7. We are not called upon to consider whether the learned Judges' view that the particular case before them was one of private importance is correct. It is true that in one of the cases on which they relied in support of their conclusion, Anant Ram v. Raja Sheoraj Singh [1913] 18 I.C. 305 the Allahabad High Court certified the case as a fit one for leave to the Privy Council though it involved only pure questions of law; but the learned Judges make it very clear that these questions of law were 'substantial questions of law of general importance.' It seems to me that the decision in the case before us is not likely to affect any large number of persons; nor is it likely to be a precedent governing numerous other cases. In this case defendant 16 lent the money though he obtained an agreement in his favour before the loan was given with the full knowledge that the person claiming the property had instituted a suit with reference to it. It is not likely that many persons will lend money to mortgagors in circumstances like those present in this case and I do not think occasions will arise very frequently for applying the decision in tins case as a precedent.

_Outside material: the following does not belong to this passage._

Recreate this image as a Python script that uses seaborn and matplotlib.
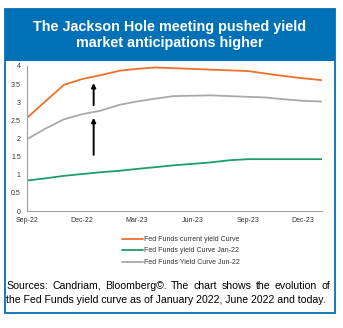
import matplotlib
matplotlib.use("Agg")
import matplotlib.pyplot as plt
from matplotlib.patches import Rectangle
from matplotlib.lines import Line2D
import seaborn as sns
import pandas as pd
import numpy as np

months = pd.date_range("2022-09-01", "2024-01-01", freq="MS")
current = [2.57, 3.02, 3.48, 3.64, 3.75, 3.87, 3.92, 3.96, 3.94, 3.92, 3.90, 3.88, 3.86, 3.79, 3.72, 3.66, 3.61]
jan22 = [0.84, 0.90, 0.97, 1.02, 1.07, 1.11, 1.16, 1.21, 1.26, 1.30, 1.34, 1.40, 1.43, 1.43, 1.43, 1.43, 1.43]
jun22 = [1.98, 2.27, 2.53, 2.67, 2.77, 2.93, 3.02, 3.10, 3.17, 3.18, 3.19, 3.17, 3.15, 3.13, 3.08, 3.04, 3.02]
series_names = ["Fed Funds current yield Curve", "Fed Funds yield Curve Jan-22", "Fed Funds Yield Curve Jun-22"]
colors = ["#F0702A", "#1E9C6B", "#A9A9A9"]
yticks = [0, 0.5, 1, 1.5, 2, 2.5, 3, 3.5, 4]
ytick_labels = ["0", "0.5", "1", "1.5", "2", "2.5", "3", "3.5", "4"]
xtick_dates = pd.to_datetime(["2022-09-01", "2022-12-01", "2023-03-01", "2023-06-01", "2023-09-01", "2023-12-01"])
xtick_labels = ["Sep-22", "Dec-22", "Mar-23", "Jun-23", "Sep-23", "Dec-23"]
arrow_date = pd.Timestamp("2022-12-20")
arrows = [(2.92, 3.53), (1.55, 2.57)]
title = "The Jackson Hole meeting pushed yield\nmarket anticipations higher"
source1 = "Sources: Candriam, Bloomberg\u00a9. The chart shows the evolution of"
source2 = "the Fed Funds yield curve as of January 2022, June 2022 and today."

df = pd.DataFrame({
    "date": np.tile(months, 3),
    "value": current + jan22 + jun22,
    "series": np.repeat(series_names, len(months)),
})

sns.set_style("white")
plt.rcParams["font.family"] = ["Liberation Sans", "DejaVu Sans"]

W, H = 343, 328
fig = plt.figure(figsize=(W / 100, H / 100), dpi=100)
fig.patch.set_facecolor("white")

# frame and title band
blue = "#0071B6"
fig.add_artist(Rectangle((5 / W, 1 - 313 / H), 330 / W, (313 - 9) / H, transform=fig.transFigure,
                         fill=False, edgecolor=blue, linewidth=1.3))
fig.add_artist(Rectangle((5 / W, 1 - 61 / H), 330 / W, (61 - 9) / H, transform=fig.transFigure,
                         facecolor=blue, edgecolor=blue, linewidth=0))
fig.text(170 / W, 1 - 35 / H, title, color="white", fontsize=10.4, fontweight="bold",
         ha="center", va="center", linespacing=1.1)

ax = fig.add_axes([27 / W, 1 - 211 / H, (322 - 27) / W, (211 - 66) / H])
sns.lineplot(data=df, x="date", y="value", hue="series", palette=colors, linewidth=1.3, ax=ax, legend=False)

ax.set_xlim(months[0], months[-1])
ax.set_ylim(0, 4)
ax.set_yticks(yticks)
ax.set_yticklabels(ytick_labels)
ax.set_xticks(xtick_dates)
ax.set_xticklabels(xtick_labels)
ax.set_xlabel("")
ax.set_ylabel("")
ax.tick_params(axis="both", labelsize=5.0, colors="#404040", length=2.5, width=0.6, pad=2)
ax.tick_params(axis="both", labelcolor="#333333")
for s in ["top", "right"]:
    ax.spines[s].set_visible(False)
for s in ["left", "bottom"]:
    ax.spines[s].set_color("#A0A0A0")
    ax.spines[s].set_linewidth(0.8)
ax.set_facecolor("white")

for y0, y1 in arrows:
    ax.annotate("", xy=(arrow_date, y1), xytext=(arrow_date, y0),
                arrowprops=dict(arrowstyle="-|>", color="black", lw=1.4, mutation_scale=6,
                                shrinkA=0, shrinkB=0))

# legend
handles = [Line2D([0], [0], color=c, lw=1.3) for c in colors]
leg = fig.legend(handles, series_names, loc="center", bbox_to_anchor=(181 / W, 1 - 251 / H),
                 frameon=False, fontsize=5.0, handlelength=3.0, handletextpad=0.2,
                 labelspacing=0.65, borderpad=0)
for t in leg.get_texts():
    t.set_color("#333333")

# source text, first line justified
fs = 7.55
renderer = fig.canvas.get_renderer()
left_px, right_px = 6.0, 330.0
words = source1.split(" ")
word_texts = [fig.text(0, 0, w, fontsize=fs, ha="left", va="center", color="black") for w in words]
widths = [t.get_window_extent(renderer).width for t in word_texts]
gap = (right_px - left_px - sum(widths)) / (len(words) - 1)
x = left_px
for t, w in zip(word_texts, widths):
    t.set_position((x / W, 1 - 286 / H))
    x += w + gap
fig.text(left_px / W, 1 - 300 / H, source2, fontsize=fs, ha="left", va="center", color="black")

fig.savefig("out.png", dpi=100, facecolor="white")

In my opinion the question raised in this case is not one of any general interest or of local or public importance and is therefore not a fit one for granting leave to appeal to the Privy Council under Section 109 (c), Civil P. C. This petition is dismissed with costs.

Venkatasubba Rao, J.

8. As my learned brother was a member of the Bench that decided the appeal and I was not, I yield to what he says and will not differ from him, although my inclination is the other way.